Interior Minister Otto Schily made the disclosure after a meeting of Germany’s so-called security cabinet convened by Chancellor Gerhard Schroeder, while saying the possibility of an Islamic background to the Madrid attacks had to be taken “very seriously”.
The European countries must convene to reach a common assessment of the security situation, Schily said. A request for a meeting would be sent to Ireland as the current chair of the EU Council of Ministers.
In addition to Schroeder and Schily, the German security cabinet also includes Foreign Minister Joschka Fischer as well as the heads of the German federal intelligence agency BND and the federal police agency BKA.
Schily said that while looking at the possibility of a radical Islamic background to the Madrid attacks, it could still not yet be ruled out that the Basque separatist group ETA was responsible.
In his briefing with journalists, Schily expressed some dissatisfaction with the information forthcoming from Spain about Madrid’s investigations into the bomb attacks.
He said the information regarding increasing doubts about the ETA’s involvement had come “with a certain delay” from Madrid.
“We naturally would have preferred being informed at an earlier point about certain facts,” Schily said.
The German interior minister said that despite increasing indications about an al-Qaeda connection to the Madrid attacks, he did not regard Germany’s security situation as being changed. Germany itself has been named as a possible target by al-Qaeda, he noted.
But if it does become determined that al-Qaeda was behind the Madrid attacks, then it would “certainly be a new quality” regarding the terror threat facing Europe, Schily said.
But for the moment, Schily said he saw no need to suspend the “Schengen Treaty” which lifted border controls inside the EU.
The meeting of the German security cabinet tops a weekend of debate and uncertainty in Germany after the Madrid attacks, with the discussion affecting other issues, including travel and the efforts by the political parties to wrap up a deal on a new immigration law.
At the international travel fair ITB in Berlin the Madrid attacks cast a shadow on the mood as tourism companies sought to play down the effects which the terror bloodbath could have on Germans’ willingness to travel abroad.
Klaus Laepple, head of the German travel operators association DRV, believed that the terror attacks would not deter people from travelling.
“People have stayed home now for several summers in a row.
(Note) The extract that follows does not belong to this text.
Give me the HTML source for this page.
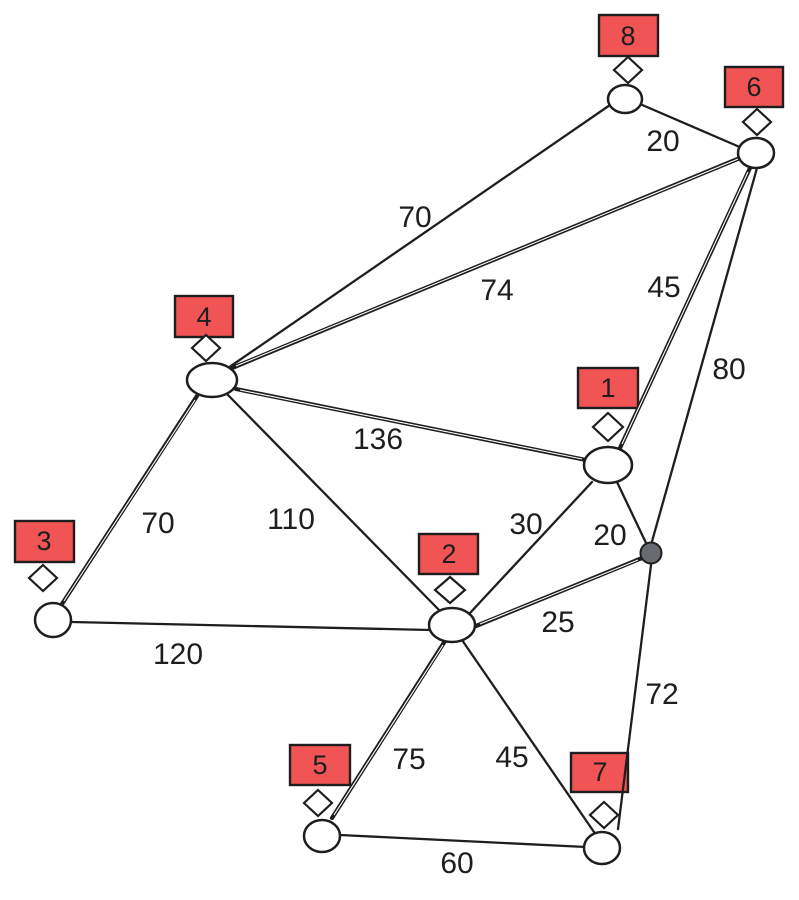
<!DOCTYPE html>
<html>
<head>
<meta charset="utf-8">
<style>
  html,body{margin:0;padding:0;background:#fff;}
  svg{display:block;}
  text{font-family:"Liberation Sans",sans-serif;fill:#1e1e1e;}
</style>
</head>
<body>
<svg width="799" height="900" viewBox="0 0 799 900" xmlns="http://www.w3.org/2000/svg">
  <rect width="799" height="900" fill="#fff"/>

  <!-- label boxes -->
  <g fill="#f05454" stroke="#1e1e1e" stroke-width="2.4">
    <rect x="599" y="15" width="59" height="41"/>
    <rect x="725" y="67" width="58" height="40"/>
    <rect x="175" y="296" width="58" height="41"/>
    <rect x="578" y="368" width="60" height="40"/>
    <rect x="419" y="534" width="59" height="40"/>
    <rect x="15" y="521" width="59" height="41"/>
    <rect x="290" y="745" width="60" height="40"/>
    <rect x="571" y="753" width="57" height="39"/>
  </g>
  <g font-size="27" text-anchor="middle">
    <text x="628" y="45">8</text>
    <text x="754" y="96">6</text>
    <text x="204" y="326">4</text>
    <text x="608" y="397">1</text>
    <text x="449" y="563">2</text>
    <text x="44" y="550">3</text>
    <text x="320" y="774">5</text>
    <text x="600" y="781">7</text>
  </g>

  <!-- single edges -->
  <g stroke="#1e1e1e" stroke-width="2.3" fill="none" stroke-linecap="round">
    <line x1="610" y1="105" x2="228" y2="368"/>
    <line x1="640" y1="104" x2="742" y2="148"/>
    <line x1="757" y1="168" x2="651" y2="545"/>
    <line x1="228" y1="395" x2="440" y2="611"/>
    <line x1="617" y1="482" x2="647" y2="545"/>
    <line x1="592" y1="482" x2="470" y2="613"/>
    <line x1="651" y1="565" x2="618" y2="829"/>
    <line x1="72" y1="622" x2="430" y2="630"/>
    <line x1="462" y1="640" x2="594" y2="832"/>
    <line x1="340" y1="835" x2="586" y2="847"/>
  </g>
  <!-- double edges -->
  <g stroke="#1e1e1e" stroke-width="4.2" fill="none" stroke-linecap="round">
    <line x1="740" y1="158" x2="232" y2="368"/>
    <line x1="750" y1="168" x2="620" y2="448"/>
    <line x1="236" y1="389" x2="586" y2="460"/>
    <line x1="197" y1="396" x2="62" y2="604"/>
    <line x1="642" y1="558" x2="476" y2="626"/>
    <line x1="445" y1="641" x2="332" y2="818"/>
  </g>
  <g stroke="#fff" stroke-width="1.1" fill="none">
    <line x1="738" y1="159" x2="236" y2="366"/>
    <line x1="748" y1="172" x2="622" y2="444"/>
    <line x1="240" y1="390" x2="582" y2="459"/>
    <line x1="195" y1="400" x2="64" y2="601"/>
    <line x1="638" y1="560" x2="480" y2="624"/>
    <line x1="443" y1="645" x2="334" y2="815"/>
  </g>

  <!-- nodes -->
  <g fill="#fff" stroke="#1e1e1e" stroke-width="2.5">
    <ellipse cx="625" cy="99" rx="17" ry="14"/>
    <ellipse cx="756" cy="153" rx="18" ry="15"/>
    <ellipse cx="212" cy="380" rx="25" ry="17"/>
    <ellipse cx="608" cy="465" rx="24" ry="18"/>
    <ellipse cx="452" cy="625" rx="23" ry="17"/>
    <ellipse cx="53" cy="620" rx="18" ry="17"/>
    <ellipse cx="322" cy="836" rx="18" ry="16"/>
    <ellipse cx="602" cy="848" rx="18" ry="16"/>
  </g>
  <circle cx="651" cy="553" r="10.5" fill="#686b70" stroke="#1e1e1e" stroke-width="2"/>

  <!-- diamonds -->
  <g fill="#fff" stroke="#1e1e1e" stroke-width="2.2">
    <polygon points="628,57 642,70 628,83 614,70"/>
    <polygon points="757,109 771,122 757,135 743,122"/>
    <polygon points="206,335 220,348 206,361 192,348"/>
    <polygon points="608,413 623,427 608,441 593,427"/>
    <polygon points="450,577 465,590 450,603 435,590"/>
    <polygon points="43,565 57,578 43,591 29,578"/>
    <polygon points="318,790 332,803 318,816 304,803"/>
    <polygon points="604,802 618,815 604,828 590,815"/>
  </g>

  <!-- edge labels -->
  <g font-size="30" text-anchor="middle">
    <text x="663" y="151">20</text>
    <text x="415" y="227">70</text>
    <text x="497" y="300">74</text>
    <text x="664" y="297">45</text>
    <text x="729" y="379">80</text>
    <text x="378" y="449">136</text>
    <text x="526" y="534">30</text>
    <text x="610" y="545">20</text>
    <text x="158" y="533">70</text>
    <text x="291" y="529">110</text>
    <text x="558" y="632">25</text>
    <text x="178" y="664">120</text>
    <text x="662" y="704">72</text>
    <text x="409" y="769">75</text>
    <text x="512" y="767">45</text>
    <text x="457" y="873">60</text>
  </g>
</svg>
</body>
</html>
They want to travel now,” Laepple said, referring to the severe downturn in German travel the past few years.
At the world’s largest travel company TUI, a spokesman said his company, which does major business serving destinations in Spain, sees no reason to lower its business expectations this year as a result of the bomb attacks.
But the shock effect of the Madrid attacks was felt on the internal political stage in Berlin, where government and opposition parties are locked in parliamentary committee debate to try to wrap up new legislation on immigration.
Edmund Stoiber, Prime Minister of Bavaria and head of the opposition Christian Social Union party, said that security issues had to be resolved in the draft text of the immigration law, and he called for stronger powers to enable the expulsion of foreigners deemed to be dangerous, even without any judicial verdict.
In an interview in the Sunday paper Bild am Sonntag, Stoiber said that all European countries had to become effectively linked in the fight against terrorism.
“If our security interests are at stake, then the state must be able to act effectively, even without prior sentencing of suspects,” Stoiber said.
But Volker Beck, a legal expert for the Greens party, the coalition partner with the Social Democrats in Berlin, warned against linking the security issue with the new immigration law debate.